- _WHAT YOU WILL DO_
Take the material below and extract the lines from the one with "Reproduce this chart with matplotlib." through the one with "ax2 = ax.twinx()", word for word, without pictures.

- _SUPPLIED RECORDS_

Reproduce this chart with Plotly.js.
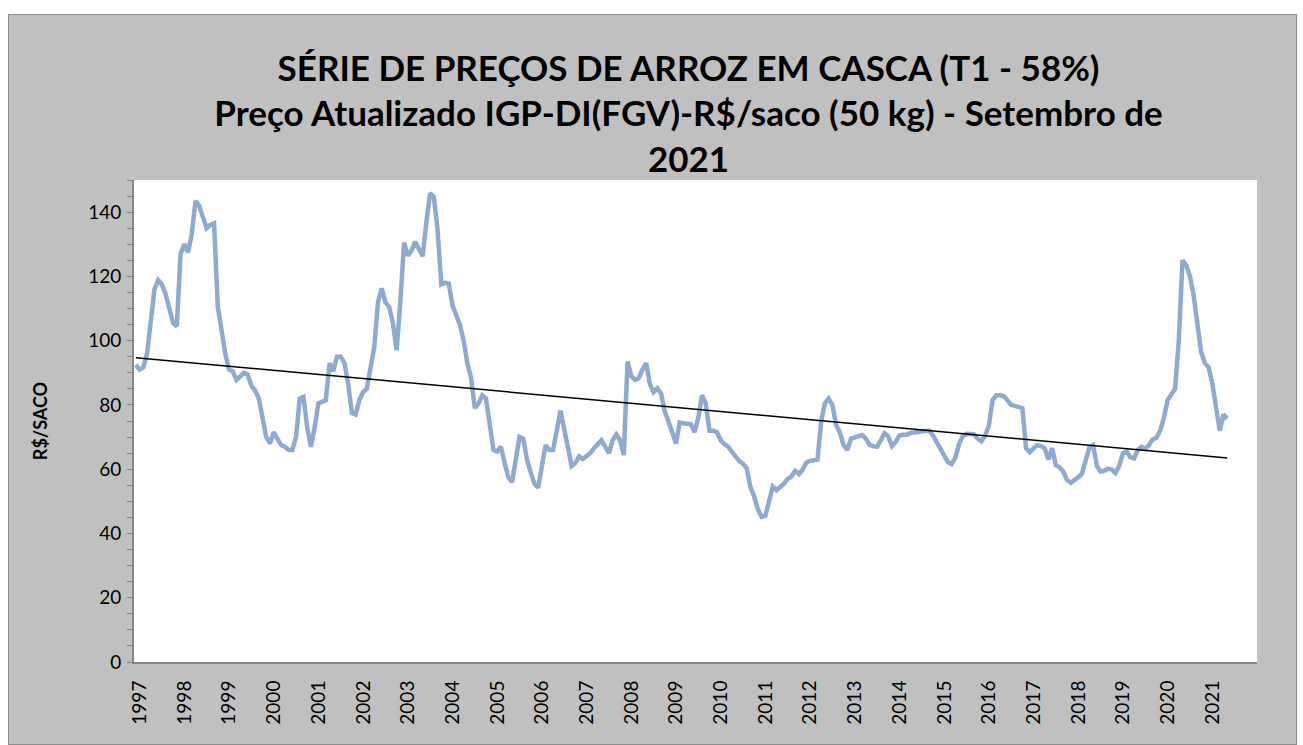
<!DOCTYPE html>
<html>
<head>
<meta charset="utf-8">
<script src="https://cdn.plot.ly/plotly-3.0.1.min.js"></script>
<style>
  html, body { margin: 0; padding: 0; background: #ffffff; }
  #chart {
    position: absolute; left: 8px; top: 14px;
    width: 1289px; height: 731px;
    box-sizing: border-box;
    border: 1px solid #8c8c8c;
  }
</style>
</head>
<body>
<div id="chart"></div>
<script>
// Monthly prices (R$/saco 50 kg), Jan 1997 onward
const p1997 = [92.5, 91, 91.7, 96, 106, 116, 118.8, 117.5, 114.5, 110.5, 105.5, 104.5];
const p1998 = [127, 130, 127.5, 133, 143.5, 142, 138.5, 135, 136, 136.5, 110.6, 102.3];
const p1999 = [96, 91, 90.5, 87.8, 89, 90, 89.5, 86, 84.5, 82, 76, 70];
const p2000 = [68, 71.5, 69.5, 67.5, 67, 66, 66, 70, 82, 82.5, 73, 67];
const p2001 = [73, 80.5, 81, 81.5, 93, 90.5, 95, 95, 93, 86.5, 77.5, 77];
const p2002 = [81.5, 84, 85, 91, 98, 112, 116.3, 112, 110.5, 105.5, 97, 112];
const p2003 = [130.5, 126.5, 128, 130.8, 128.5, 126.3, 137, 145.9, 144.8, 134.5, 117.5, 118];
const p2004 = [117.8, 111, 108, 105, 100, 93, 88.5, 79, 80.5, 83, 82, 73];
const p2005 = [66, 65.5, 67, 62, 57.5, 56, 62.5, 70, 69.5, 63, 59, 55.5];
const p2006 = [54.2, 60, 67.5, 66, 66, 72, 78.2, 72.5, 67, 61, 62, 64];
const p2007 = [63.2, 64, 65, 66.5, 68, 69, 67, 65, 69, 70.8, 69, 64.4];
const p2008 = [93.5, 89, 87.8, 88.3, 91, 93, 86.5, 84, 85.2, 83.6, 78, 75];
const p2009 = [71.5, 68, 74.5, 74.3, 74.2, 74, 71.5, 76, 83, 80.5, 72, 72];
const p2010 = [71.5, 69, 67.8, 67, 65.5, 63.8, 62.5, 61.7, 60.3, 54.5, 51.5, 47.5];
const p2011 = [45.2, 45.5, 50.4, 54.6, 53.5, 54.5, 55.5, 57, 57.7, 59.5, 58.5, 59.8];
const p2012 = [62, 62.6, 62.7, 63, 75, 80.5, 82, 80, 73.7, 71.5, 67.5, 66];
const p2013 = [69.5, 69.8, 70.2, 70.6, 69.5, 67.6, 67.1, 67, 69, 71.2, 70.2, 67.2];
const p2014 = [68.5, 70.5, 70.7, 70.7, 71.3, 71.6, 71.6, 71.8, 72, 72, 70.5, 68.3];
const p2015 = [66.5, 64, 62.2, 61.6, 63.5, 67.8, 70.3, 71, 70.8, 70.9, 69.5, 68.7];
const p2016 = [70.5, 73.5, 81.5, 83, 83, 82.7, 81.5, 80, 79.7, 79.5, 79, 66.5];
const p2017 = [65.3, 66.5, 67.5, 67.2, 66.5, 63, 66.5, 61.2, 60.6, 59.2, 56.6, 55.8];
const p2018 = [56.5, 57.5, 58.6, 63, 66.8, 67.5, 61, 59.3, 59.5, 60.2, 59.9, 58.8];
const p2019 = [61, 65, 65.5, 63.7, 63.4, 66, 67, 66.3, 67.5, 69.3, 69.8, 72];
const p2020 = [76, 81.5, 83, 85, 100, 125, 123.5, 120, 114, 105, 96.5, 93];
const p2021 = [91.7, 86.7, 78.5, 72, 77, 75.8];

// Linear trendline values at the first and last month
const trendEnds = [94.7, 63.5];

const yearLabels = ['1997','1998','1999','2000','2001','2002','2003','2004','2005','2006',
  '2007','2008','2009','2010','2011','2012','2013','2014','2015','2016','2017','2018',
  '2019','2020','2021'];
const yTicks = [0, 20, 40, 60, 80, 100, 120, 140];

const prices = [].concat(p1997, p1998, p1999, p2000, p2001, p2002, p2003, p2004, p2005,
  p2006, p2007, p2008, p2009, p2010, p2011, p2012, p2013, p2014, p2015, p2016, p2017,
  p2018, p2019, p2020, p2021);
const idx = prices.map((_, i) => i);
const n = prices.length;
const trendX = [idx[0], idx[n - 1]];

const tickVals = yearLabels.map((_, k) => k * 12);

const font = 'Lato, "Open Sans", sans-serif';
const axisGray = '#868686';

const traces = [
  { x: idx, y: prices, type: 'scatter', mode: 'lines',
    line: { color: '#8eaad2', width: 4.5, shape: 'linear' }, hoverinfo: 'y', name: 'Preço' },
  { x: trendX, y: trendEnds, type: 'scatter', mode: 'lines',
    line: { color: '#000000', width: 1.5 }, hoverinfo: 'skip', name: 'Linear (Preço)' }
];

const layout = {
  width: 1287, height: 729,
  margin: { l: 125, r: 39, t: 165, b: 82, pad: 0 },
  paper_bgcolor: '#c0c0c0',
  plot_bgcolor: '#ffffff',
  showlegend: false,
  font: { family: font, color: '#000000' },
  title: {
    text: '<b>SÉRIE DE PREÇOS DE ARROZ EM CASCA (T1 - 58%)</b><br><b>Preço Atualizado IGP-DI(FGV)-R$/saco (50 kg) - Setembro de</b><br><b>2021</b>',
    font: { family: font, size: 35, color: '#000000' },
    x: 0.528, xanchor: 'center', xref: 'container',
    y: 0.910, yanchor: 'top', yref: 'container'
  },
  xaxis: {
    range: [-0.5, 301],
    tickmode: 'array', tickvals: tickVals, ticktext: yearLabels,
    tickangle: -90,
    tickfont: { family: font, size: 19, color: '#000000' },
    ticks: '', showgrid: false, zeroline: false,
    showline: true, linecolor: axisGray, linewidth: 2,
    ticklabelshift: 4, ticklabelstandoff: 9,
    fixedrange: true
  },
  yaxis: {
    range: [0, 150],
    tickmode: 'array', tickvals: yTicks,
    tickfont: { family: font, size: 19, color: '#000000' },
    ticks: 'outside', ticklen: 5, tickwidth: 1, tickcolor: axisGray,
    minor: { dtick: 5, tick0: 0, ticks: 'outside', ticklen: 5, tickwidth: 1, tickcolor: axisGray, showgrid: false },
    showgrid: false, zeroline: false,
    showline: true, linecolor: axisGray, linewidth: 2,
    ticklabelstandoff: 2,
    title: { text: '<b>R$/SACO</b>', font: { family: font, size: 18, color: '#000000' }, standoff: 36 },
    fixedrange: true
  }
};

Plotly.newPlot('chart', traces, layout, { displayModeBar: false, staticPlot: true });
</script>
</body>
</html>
...
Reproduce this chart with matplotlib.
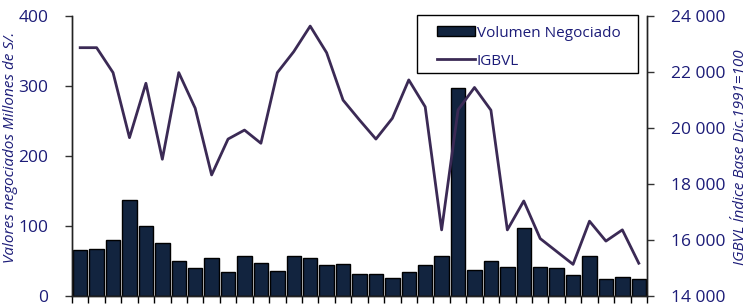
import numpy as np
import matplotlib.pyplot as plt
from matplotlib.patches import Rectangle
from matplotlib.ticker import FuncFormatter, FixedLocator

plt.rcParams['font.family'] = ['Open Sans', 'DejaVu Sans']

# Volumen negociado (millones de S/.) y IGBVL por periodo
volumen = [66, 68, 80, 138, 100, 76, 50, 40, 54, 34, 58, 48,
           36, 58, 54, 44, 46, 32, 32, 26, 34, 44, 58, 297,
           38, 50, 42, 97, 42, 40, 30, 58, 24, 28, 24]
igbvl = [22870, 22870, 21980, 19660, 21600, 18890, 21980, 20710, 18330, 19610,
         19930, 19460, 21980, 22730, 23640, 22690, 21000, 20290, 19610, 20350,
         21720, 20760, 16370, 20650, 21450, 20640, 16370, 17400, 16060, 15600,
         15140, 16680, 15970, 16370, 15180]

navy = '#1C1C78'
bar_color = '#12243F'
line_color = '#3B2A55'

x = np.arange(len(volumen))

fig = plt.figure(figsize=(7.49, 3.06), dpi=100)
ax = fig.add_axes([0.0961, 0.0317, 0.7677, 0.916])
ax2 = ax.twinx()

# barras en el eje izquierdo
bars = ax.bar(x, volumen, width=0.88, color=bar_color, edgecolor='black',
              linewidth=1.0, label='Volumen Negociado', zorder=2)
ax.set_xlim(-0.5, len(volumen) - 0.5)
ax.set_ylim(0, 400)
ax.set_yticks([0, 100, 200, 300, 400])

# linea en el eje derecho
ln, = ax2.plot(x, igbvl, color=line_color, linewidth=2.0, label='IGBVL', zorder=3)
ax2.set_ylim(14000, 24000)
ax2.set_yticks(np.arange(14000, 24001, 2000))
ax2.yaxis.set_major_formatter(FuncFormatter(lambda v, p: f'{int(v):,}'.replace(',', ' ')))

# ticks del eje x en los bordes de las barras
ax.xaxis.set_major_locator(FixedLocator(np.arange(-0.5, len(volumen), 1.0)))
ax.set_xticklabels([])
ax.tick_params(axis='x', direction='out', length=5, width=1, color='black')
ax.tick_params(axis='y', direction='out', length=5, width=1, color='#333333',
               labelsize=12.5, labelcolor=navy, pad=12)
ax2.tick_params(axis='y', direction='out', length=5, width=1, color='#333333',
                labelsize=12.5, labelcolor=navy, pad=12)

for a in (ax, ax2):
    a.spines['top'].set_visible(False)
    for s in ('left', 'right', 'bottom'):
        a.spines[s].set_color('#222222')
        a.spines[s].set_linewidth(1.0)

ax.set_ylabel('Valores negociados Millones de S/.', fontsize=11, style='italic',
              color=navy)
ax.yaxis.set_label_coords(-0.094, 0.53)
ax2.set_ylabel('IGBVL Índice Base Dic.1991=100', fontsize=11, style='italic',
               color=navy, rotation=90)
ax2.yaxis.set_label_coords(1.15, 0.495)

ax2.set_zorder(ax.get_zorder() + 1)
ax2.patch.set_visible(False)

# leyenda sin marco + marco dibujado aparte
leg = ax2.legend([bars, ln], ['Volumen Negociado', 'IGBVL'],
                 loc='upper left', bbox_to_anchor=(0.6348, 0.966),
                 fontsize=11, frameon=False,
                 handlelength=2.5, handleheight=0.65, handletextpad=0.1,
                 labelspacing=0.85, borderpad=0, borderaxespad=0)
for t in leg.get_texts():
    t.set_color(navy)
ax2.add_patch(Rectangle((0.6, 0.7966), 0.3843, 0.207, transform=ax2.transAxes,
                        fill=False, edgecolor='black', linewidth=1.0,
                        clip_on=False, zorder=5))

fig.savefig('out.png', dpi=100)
* * *
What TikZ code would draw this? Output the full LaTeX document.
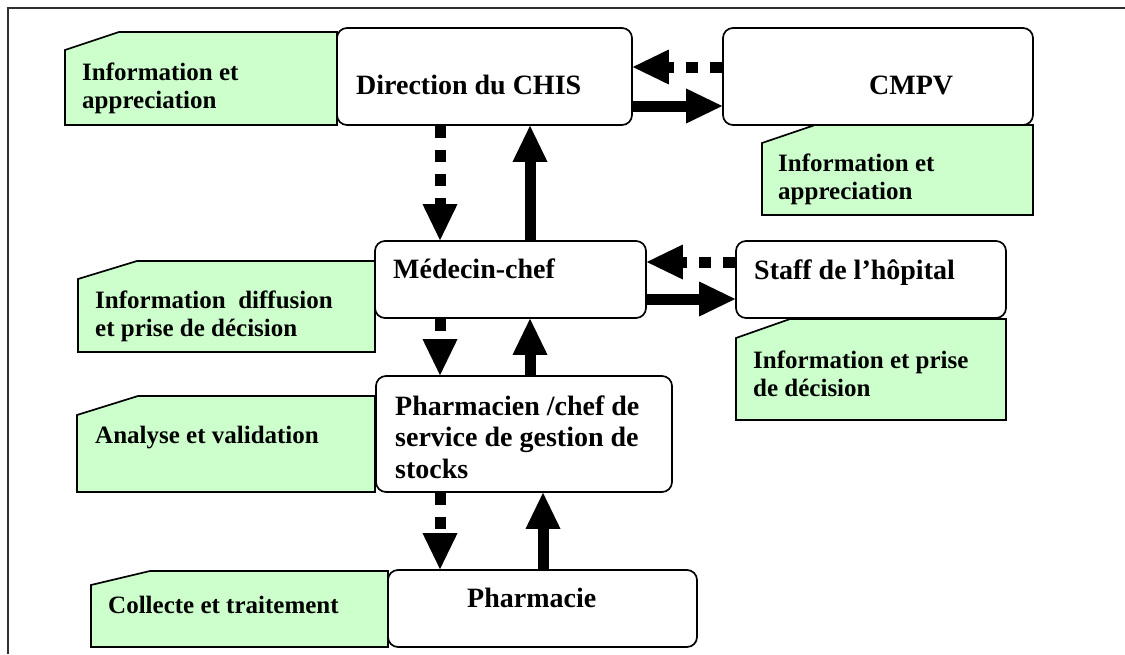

- _REPLY TO THE EXERCISE_
Reproduce this chart with matplotlib.
import numpy as np
import matplotlib.pyplot as plt
from matplotlib.patches import Rectangle
from matplotlib.ticker import FuncFormatter, FixedLocator

plt.rcParams['font.family'] = ['Open Sans', 'DejaVu Sans']

# Volumen negociado (millones de S/.) y IGBVL por periodo
volumen = [66, 68, 80, 138, 100, 76, 50, 40, 54, 34, 58, 48,
           36, 58, 54, 44, 46, 32, 32, 26, 34, 44, 58, 297,
           38, 50, 42, 97, 42, 40, 30, 58, 24, 28, 24]
igbvl = [22870, 22870, 21980, 19660, 21600, 18890, 21980, 20710, 18330, 19610,
         19930, 19460, 21980, 22730, 23640, 22690, 21000, 20290, 19610, 20350,
         21720, 20760, 16370, 20650, 21450, 20640, 16370, 17400, 16060, 15600,
         15140, 16680, 15970, 16370, 15180]

navy = '#1C1C78'
bar_color = '#12243F'
line_color = '#3B2A55'

x = np.arange(len(volumen))

fig = plt.figure(figsize=(7.49, 3.06), dpi=100)
ax = fig.add_axes([0.0961, 0.0317, 0.7677, 0.916])
ax2 = ax.twinx()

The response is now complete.